Speaking on Sky's Sunday with Adam Boulton programme, the man tipped to assume leadership of UKIP said: "He [Mr Blair\] has had seven years to persuade the British people that they need to be somewhere called the heart of Europe. If we get a significant vote, and I suspect we will, then clearly the British people don't want to be there with him. That will be a tremendous snub to him. He cannot go ahead this week and sign up to the new constitution if there is a significant number of people voting for UKIP." Pressed later on Channel 4 News that anything less than 50 per cent of the vote would actually mean the majority of British voters had backed parties committed to staying in Europe, Mr Kilroy Silk insisted no such conclusion was possible because people would have voted for a variety of positions - including the Conservative commitment to renegotiate the new constitution.

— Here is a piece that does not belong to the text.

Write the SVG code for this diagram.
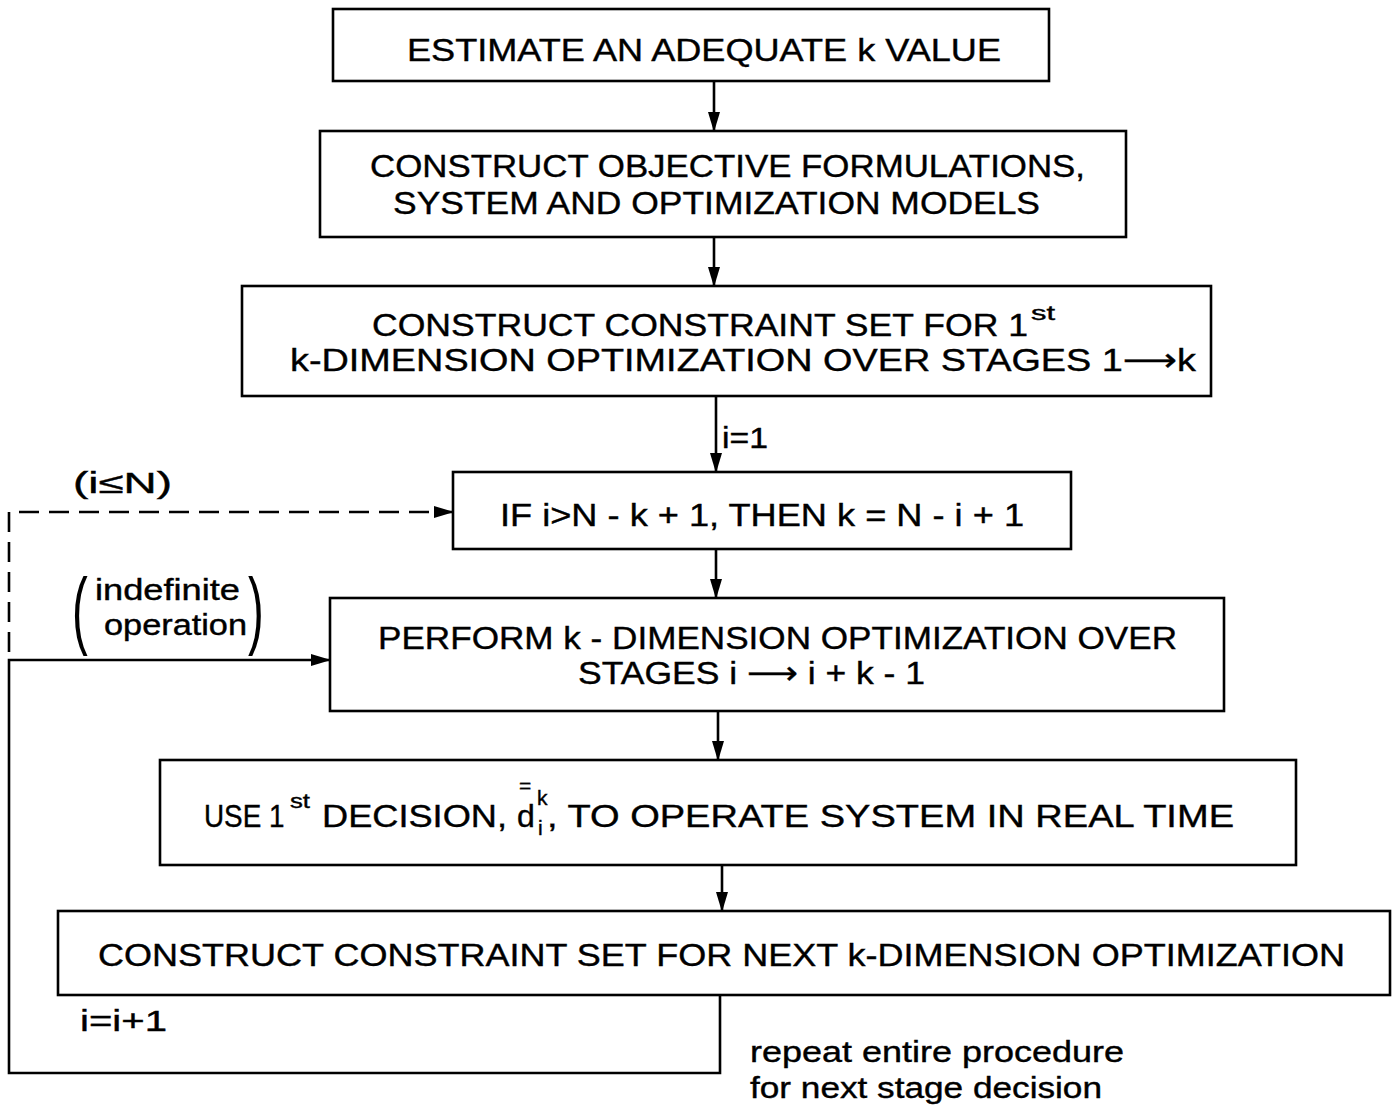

Former Conservative party chairman warned Conservative "protest" voters backing UKIP that they were playing into Labour's hands.

"I think voting UKIP for a lot of Conservative voters is a way of firing a warning shot across the bows of the Conservative Party. The trouble is that if they are not careful they could fire it a bit close to the waterline," he told the BBC's Breakfast with Frost.

Meanwhile as Labour's inquest continued in to Thursday's humiliating third place in the local elections, Mr Hain warned Labour's deserters they could cost Mr Blair his Commons majority. "If this behaviour is reflected at the general election, then it isn't teaching us a lesson or giving a message. What it's doing is bringing in Michael Howard by the back door," he told The Observer.